◆ What you are asked to do ◆
Write out all of the lines below, exactly and completely.
---
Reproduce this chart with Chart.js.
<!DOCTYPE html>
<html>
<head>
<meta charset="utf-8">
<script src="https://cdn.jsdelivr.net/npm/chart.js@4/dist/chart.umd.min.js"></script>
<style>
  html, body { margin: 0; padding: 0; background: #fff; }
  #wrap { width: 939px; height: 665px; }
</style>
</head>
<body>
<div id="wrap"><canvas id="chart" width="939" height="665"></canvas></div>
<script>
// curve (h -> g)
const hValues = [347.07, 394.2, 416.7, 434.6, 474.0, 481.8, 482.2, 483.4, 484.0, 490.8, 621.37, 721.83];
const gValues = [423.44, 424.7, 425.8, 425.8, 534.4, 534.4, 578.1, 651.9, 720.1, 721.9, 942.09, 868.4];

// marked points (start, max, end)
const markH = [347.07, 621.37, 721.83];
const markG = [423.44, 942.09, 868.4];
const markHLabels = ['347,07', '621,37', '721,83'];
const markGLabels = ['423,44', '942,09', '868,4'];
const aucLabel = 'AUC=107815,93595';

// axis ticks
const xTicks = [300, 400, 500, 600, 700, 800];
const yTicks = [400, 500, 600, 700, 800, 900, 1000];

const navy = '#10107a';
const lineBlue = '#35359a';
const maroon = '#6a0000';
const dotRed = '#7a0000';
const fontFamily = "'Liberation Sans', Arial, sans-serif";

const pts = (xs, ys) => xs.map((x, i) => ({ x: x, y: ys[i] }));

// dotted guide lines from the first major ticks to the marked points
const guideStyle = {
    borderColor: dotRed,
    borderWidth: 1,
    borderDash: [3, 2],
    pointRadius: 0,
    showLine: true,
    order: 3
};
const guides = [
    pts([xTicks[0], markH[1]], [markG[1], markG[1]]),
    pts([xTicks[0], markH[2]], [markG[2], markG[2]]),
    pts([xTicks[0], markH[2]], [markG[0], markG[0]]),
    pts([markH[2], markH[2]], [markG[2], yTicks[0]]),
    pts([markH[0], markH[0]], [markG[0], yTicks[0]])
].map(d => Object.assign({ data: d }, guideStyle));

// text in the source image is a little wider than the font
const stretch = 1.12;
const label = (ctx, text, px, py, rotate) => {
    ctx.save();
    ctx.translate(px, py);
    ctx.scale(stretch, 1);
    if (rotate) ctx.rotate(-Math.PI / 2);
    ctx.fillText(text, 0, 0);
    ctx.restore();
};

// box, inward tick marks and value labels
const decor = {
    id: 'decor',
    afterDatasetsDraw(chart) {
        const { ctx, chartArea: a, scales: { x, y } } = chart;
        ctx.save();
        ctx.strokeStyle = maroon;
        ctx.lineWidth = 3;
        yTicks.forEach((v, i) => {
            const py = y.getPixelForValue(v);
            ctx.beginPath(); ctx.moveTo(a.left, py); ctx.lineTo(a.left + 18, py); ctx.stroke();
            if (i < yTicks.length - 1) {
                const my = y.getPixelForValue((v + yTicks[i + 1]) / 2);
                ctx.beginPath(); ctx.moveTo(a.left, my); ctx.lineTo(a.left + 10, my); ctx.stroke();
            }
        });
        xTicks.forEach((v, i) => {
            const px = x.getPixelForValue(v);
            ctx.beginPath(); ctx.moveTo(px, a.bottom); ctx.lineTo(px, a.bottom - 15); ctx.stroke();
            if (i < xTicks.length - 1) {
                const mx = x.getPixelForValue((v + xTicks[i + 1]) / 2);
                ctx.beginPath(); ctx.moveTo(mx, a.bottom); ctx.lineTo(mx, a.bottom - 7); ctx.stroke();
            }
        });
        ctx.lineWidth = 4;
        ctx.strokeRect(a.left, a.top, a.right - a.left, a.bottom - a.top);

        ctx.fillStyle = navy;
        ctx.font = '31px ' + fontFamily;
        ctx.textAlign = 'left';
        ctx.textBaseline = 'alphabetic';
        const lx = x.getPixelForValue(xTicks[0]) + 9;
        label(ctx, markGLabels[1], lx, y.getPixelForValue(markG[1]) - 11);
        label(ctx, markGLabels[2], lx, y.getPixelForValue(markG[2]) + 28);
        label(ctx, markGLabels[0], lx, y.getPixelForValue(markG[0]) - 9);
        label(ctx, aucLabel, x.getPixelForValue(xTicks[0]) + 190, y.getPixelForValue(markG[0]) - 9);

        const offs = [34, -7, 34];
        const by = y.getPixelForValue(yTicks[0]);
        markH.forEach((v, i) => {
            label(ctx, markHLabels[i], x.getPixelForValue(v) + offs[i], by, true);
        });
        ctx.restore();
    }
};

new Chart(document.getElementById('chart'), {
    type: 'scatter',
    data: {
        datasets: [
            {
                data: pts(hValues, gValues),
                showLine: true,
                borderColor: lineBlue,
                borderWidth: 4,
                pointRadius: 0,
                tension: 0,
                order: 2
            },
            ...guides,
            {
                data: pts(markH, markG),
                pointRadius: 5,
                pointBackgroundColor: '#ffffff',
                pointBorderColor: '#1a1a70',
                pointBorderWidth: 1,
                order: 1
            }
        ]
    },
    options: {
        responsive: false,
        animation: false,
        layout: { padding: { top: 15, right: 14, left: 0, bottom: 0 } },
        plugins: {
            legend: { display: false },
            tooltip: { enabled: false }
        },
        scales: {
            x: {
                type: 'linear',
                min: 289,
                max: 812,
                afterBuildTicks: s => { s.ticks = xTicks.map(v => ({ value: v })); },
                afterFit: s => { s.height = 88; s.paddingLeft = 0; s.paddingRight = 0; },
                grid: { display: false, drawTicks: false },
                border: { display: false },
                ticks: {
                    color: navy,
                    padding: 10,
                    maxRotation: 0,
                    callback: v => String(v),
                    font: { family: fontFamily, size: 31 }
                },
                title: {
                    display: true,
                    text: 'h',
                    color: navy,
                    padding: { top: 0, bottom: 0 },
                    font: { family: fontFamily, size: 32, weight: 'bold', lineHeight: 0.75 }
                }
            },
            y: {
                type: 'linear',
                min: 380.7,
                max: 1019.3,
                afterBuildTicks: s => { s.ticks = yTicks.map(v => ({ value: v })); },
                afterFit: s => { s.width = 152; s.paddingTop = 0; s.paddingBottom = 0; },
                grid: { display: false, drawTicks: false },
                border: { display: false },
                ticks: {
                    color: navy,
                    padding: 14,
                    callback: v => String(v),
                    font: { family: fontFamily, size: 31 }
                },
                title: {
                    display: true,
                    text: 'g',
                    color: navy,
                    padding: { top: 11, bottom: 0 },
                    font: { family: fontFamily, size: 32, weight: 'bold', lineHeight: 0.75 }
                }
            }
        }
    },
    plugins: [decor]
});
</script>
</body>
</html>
---
◆ Full response ◆
Reproduce this chart with Chart.js.
<!DOCTYPE html>
<html>
<head>
<meta charset="utf-8">
<script src="https://cdn.jsdelivr.net/npm/chart.js@4/dist/chart.umd.min.js"></script>
<style>
  html, body { margin: 0; padding: 0; background: #fff; }
  #wrap { width: 939px; height: 665px; }
</style>
</head>
<body>
<div id="wrap"><canvas id="chart" width="939" height="665"></canvas></div>
<script>
// curve (h -> g)
const hValues = [347.07, 394.2, 416.7, 434.6, 474.0, 481.8, 482.2, 483.4, 484.0, 490.8, 621.37, 721.83];
const gValues = [423.44, 424.7, 425.8, 425.8, 534.4, 534.4, 578.1, 651.9, 720.1, 721.9, 942.09, 868.4];

// marked points (start, max, end)
const markH = [347.07, 621.37, 721.83];
const markG = [423.44, 942.09, 868.4];
const markHLabels = ['347,07', '621,37', '721,83'];
const markGLabels = ['423,44', '942,09', '868,4'];
const aucLabel = 'AUC=107815,93595';

// axis ticks
const xTicks = [300, 400, 500, 600, 700, 800];
const yTicks = [400, 500, 600, 700, 800, 900, 1000];

const navy = '#10107a';
const lineBlue = '#35359a';
const maroon = '#6a0000';
const dotRed = '#7a0000';
const fontFamily = "'Liberation Sans', Arial, sans-serif";

const pts = (xs, ys) => xs.map((x, i) => ({ x: x, y: ys[i] }));

// dotted guide lines from the first major ticks to the marked points
const guideStyle = {
    borderColor: dotRed,
    borderWidth: 1,
    borderDash: [3, 2],
    pointRadius: 0,
    showLine: true,
    order: 3
};
const guides = [
    pts([xTicks[0], markH[1]], [markG[1], markG[1]]),
    pts([xTicks[0], markH[2]], [markG[2], markG[2]]),
    pts([xTicks[0], markH[2]], [markG[0], markG[0]]),
    pts([markH[2], markH[2]], [markG[2], yTicks[0]]),
    pts([markH[0], markH[0]], [markG[0], yTicks[0]])
].map(d => Object.assign({ data: d }, guideStyle));

// text in the source image is a little wider than the font
const stretch = 1.12;
const label = (ctx, text, px, py, rotate) => {
    ctx.save();
    ctx.translate(px, py);
    ctx.scale(stretch, 1);
    if (rotate) ctx.rotate(-Math.PI / 2);
    ctx.fillText(text, 0, 0);
    ctx.restore();
};

// box, inward tick marks and value labels
const decor = {
    id: 'decor',
    afterDatasetsDraw(chart) {
        const { ctx, chartArea: a, scales: { x, y } } = chart;
        ctx.save();
        ctx.strokeStyle = maroon;
        ctx.lineWidth = 3;
        yTicks.forEach((v, i) => {
            const py = y.getPixelForValue(v);
            ctx.beginPath(); ctx.moveTo(a.left, py); ctx.lineTo(a.left + 18, py); ctx.stroke();
            if (i < yTicks.length - 1) {
                const my = y.getPixelForValue((v + yTicks[i + 1]) / 2);
                ctx.beginPath(); ctx.moveTo(a.left, my); ctx.lineTo(a.left + 10, my); ctx.stroke();
            }
        });
        xTicks.forEach((v, i) => {
            const px = x.getPixelForValue(v);
            ctx.beginPath(); ctx.moveTo(px, a.bottom); ctx.lineTo(px, a.bottom - 15); ctx.stroke();
            if (i < xTicks.length - 1) {
                const mx = x.getPixelForValue((v + xTicks[i + 1]) / 2);
                ctx.beginPath(); ctx.moveTo(mx, a.bottom); ctx.lineTo(mx, a.bottom - 7); ctx.stroke();
            }
        });
        ctx.lineWidth = 4;
        ctx.strokeRect(a.left, a.top, a.right - a.left, a.bottom - a.top);

        ctx.fillStyle = navy;
        ctx.font = '31px ' + fontFamily;
        ctx.textAlign = 'left';
        ctx.textBaseline = 'alphabetic';
        const lx = x.getPixelForValue(xTicks[0]) + 9;
        label(ctx, markGLabels[1], lx, y.getPixelForValue(markG[1]) - 11);
        label(ctx, markGLabels[2], lx, y.getPixelForValue(markG[2]) + 28);
        label(ctx, markGLabels[0], lx, y.getPixelForValue(markG[0]) - 9);
        label(ctx, aucLabel, x.getPixelForValue(xTicks[0]) + 190, y.getPixelForValue(markG[0]) - 9);

        const offs = [34, -7, 34];
        const by = y.getPixelForValue(yTicks[0]);
        markH.forEach((v, i) => {
            label(ctx, markHLabels[i], x.getPixelForValue(v) + offs[i], by, true);
        });
        ctx.restore();
    }
};

new Chart(document.getElementById('chart'), {
    type: 'scatter',
    data: {
        datasets: [
            {
                data: pts(hValues, gValues),
                showLine: true,
                borderColor: lineBlue,
                borderWidth: 4,
                pointRadius: 0,
                tension: 0,
                order: 2
            },
            ...guides,
            {
                data: pts(markH, markG),
                pointRadius: 5,
                pointBackgroundColor: '#ffffff',
                pointBorderColor: '#1a1a70',
                pointBorderWidth: 1,
                order: 1
            }
        ]
    },
    options: {
        responsive: false,
        animation: false,
        layout: { padding: { top: 15, right: 14, left: 0, bottom: 0 } },
        plugins: {
            legend: { display: false },
            tooltip: { enabled: false }
        },
        scales: {
            x: {
                type: 'linear',
                min: 289,
                max: 812,
                afterBuildTicks: s => { s.ticks = xTicks.map(v => ({ value: v })); },
                afterFit: s => { s.height = 88; s.paddingLeft = 0; s.paddingRight = 0; },
                grid: { display: false, drawTicks: false },
                border: { display: false },
                ticks: {
                    color: navy,
                    padding: 10,
                    maxRotation: 0,
                    callback: v => String(v),
                    font: { family: fontFamily, size: 31 }
                },
                title: {
                    display: true,
                    text: 'h',
                    color: navy,
                    padding: { top: 0, bottom: 0 },
                    font: { family: fontFamily, size: 32, weight: 'bold', lineHeight: 0.75 }
                }
            },
            y: {
                type: 'linear',
                min: 380.7,
                max: 1019.3,
                afterBuildTicks: s => { s.ticks = yTicks.map(v => ({ value: v })); },
                afterFit: s => { s.width = 152; s.paddingTop = 0; s.paddingBottom = 0; },
                grid: { display: false, drawTicks: false },
                border: { display: false },
                ticks: {
                    color: navy,
                    padding: 14,
                    callback: v => String(v),
                    font: { family: fontFamily, size: 31 }
                },
                title: {
                    display: true,
                    text: 'g',
                    color: navy,
                    padding: { top: 11, bottom: 0 },
                    font: { family: fontFamily, size: 32, weight: 'bold', lineHeight: 0.75 }
                }
            }
        }
    },
    plugins: [decor]
});
</script>
</body>
</html>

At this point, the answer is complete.